Amaro- Obrigado Mara, foi divertido e um prazer. E estas duas palavras são a chave para uma boa pesquisa acadêmica (também tem o rigor metodológico e a profundidade teórica, mas são mais chatos e é bom que venham depois da “diversão” e do “prazer”. estes vocês têm que ter, os outros dois, você aprende. E é isso: aprendemos a fazer uma pesquisa acadêmica. você tem que ser humilde, pois para ser acadêmica é necessário sempre estar submisso à crítica dos pares, que vão ler o trabalho, criticar e comentar e sempre é necessário levar estas críticas em consideração. 
E você não vai direto para a publicação. Deve ir submetendo os pedaços da pesquisa (em formato de artigo) em congressos, seminários e encontros acadêmicos. Nestes espaços você tem uma oportunidade de encontrar pessoas de diferentes locais do país e com diferentes formações que podem ver coisas que você não viu e questionar dados que passam despercebido no seu trabalho, ciente disso, você pode enriquecer ainda mais sua pesquisa. E não precisa está na universidade para isso acontecer. Como eu falei, numa questão acima, meus questionamentos e imersão nesta temática, começou quando eu ainda estava no ensino médio. Vale a pena insistir em algo que você se interessa. A sociedade só tem a ganhar com isso. Se quiserem mais dicas ou se tiverem idéias para sua monografia ou uma pesquisa envolvendo quadrinhos: basta entrar em contato:
http://axbraga.blogspot.com

3 comentários

Anônimo disse...

Olá prof. Amaro.

Li sua entrevista no Mais de Oito Mil e me interessei muito pela sua pesquisa. No ano passado eu me formei em Artes Visuais pela UFES com a monografia "Diálogo entre Arte e Quadrinhos" e desde então eu quero dar prosseguimento a essa linha de pesquisa em um mestrado. Tanto que esse ano providenciei minha matrícula num curso de língua estrangeira, porque no máximo, no próximo ano, eu pretendo fazer a prova.

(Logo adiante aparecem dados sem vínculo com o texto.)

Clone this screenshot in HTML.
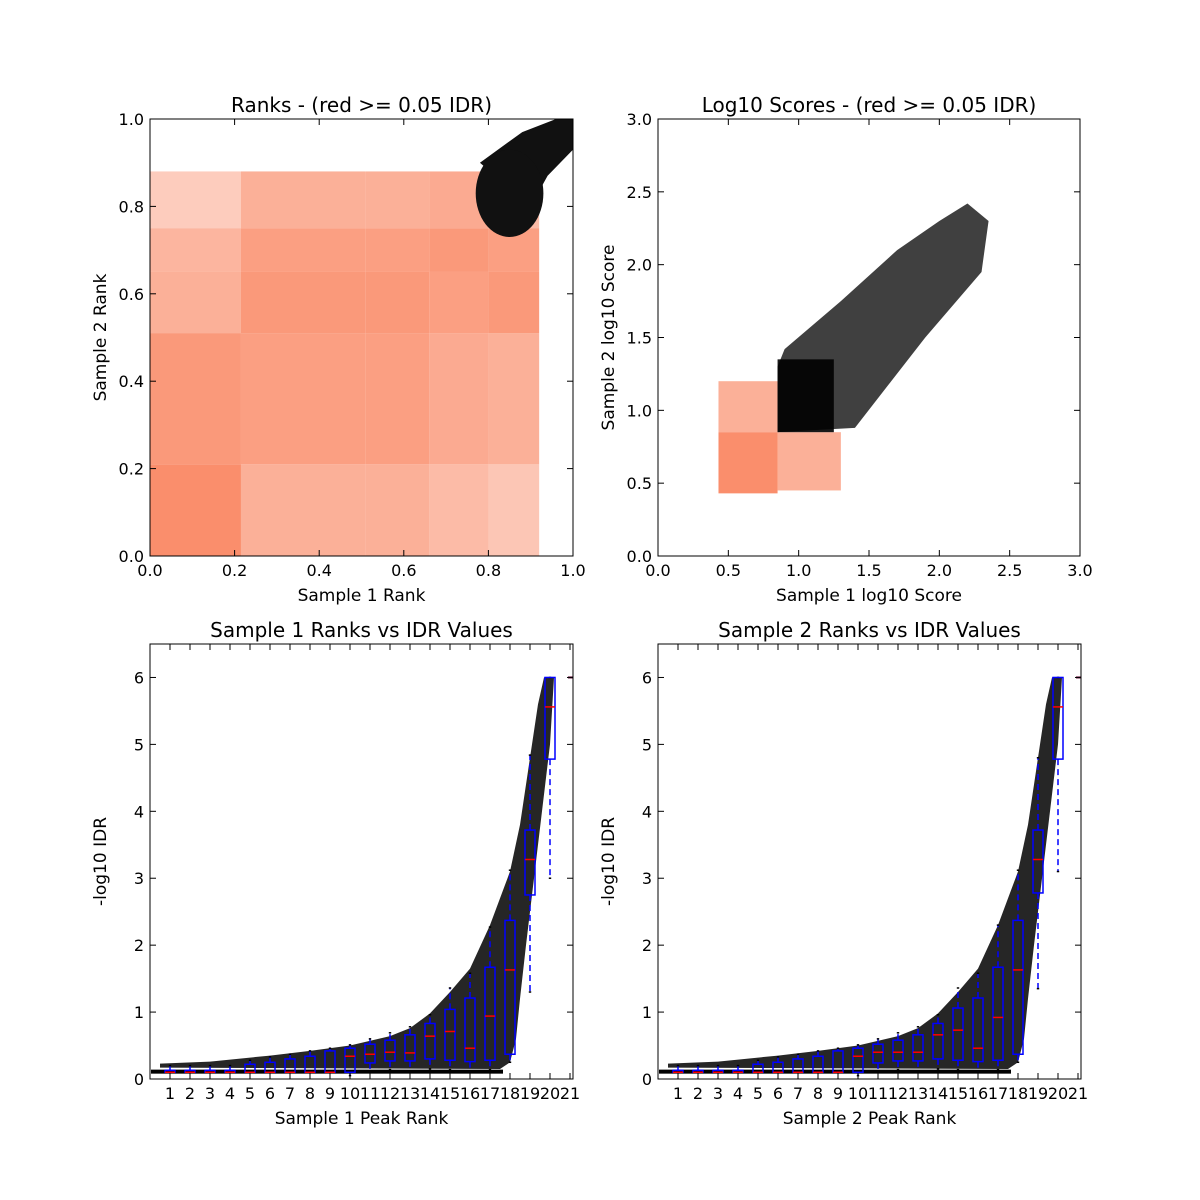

Na minha monografia eu estudei um quadrinista específico, mas pro mestrado creio que devo ampliar para outros quadrinistas. Enfim, resumindo minha história, gostaria mesmo de alguma sugestão quando for tentar a prova, pois mesmo pesquisando mestrados nas universidades eu estou com certa dificuldade em encontrar um que esteja de acordo com a minha linha de pensamentos.

Enfim, de um fã de quadrinhos para outro, desejo sorte e sucesso na sua vida. xD

Abraços,
Leidiane Bernardes

Amaro Braga disse...

Oi Leidiane,

O segredo é não desistir.
Nesta área de artes uma boa pedida é a interface de alguns artistas contemporâneos (arte conceitual, performance e demais modalidades das artes visuais) com a expressão artística dos quadrinhos... algo como uma intersemiose entre as duas linguagens ou o contrário... quadrinhistas que desenvolvem uma expressão muito mais próxima das artes visuais como o Dave Mckean...)

Anônimo disse...

Muito obrigada pelas dicas, elas serão muito bem aproveitadas.

Obrigada também pela força e pelo apoio.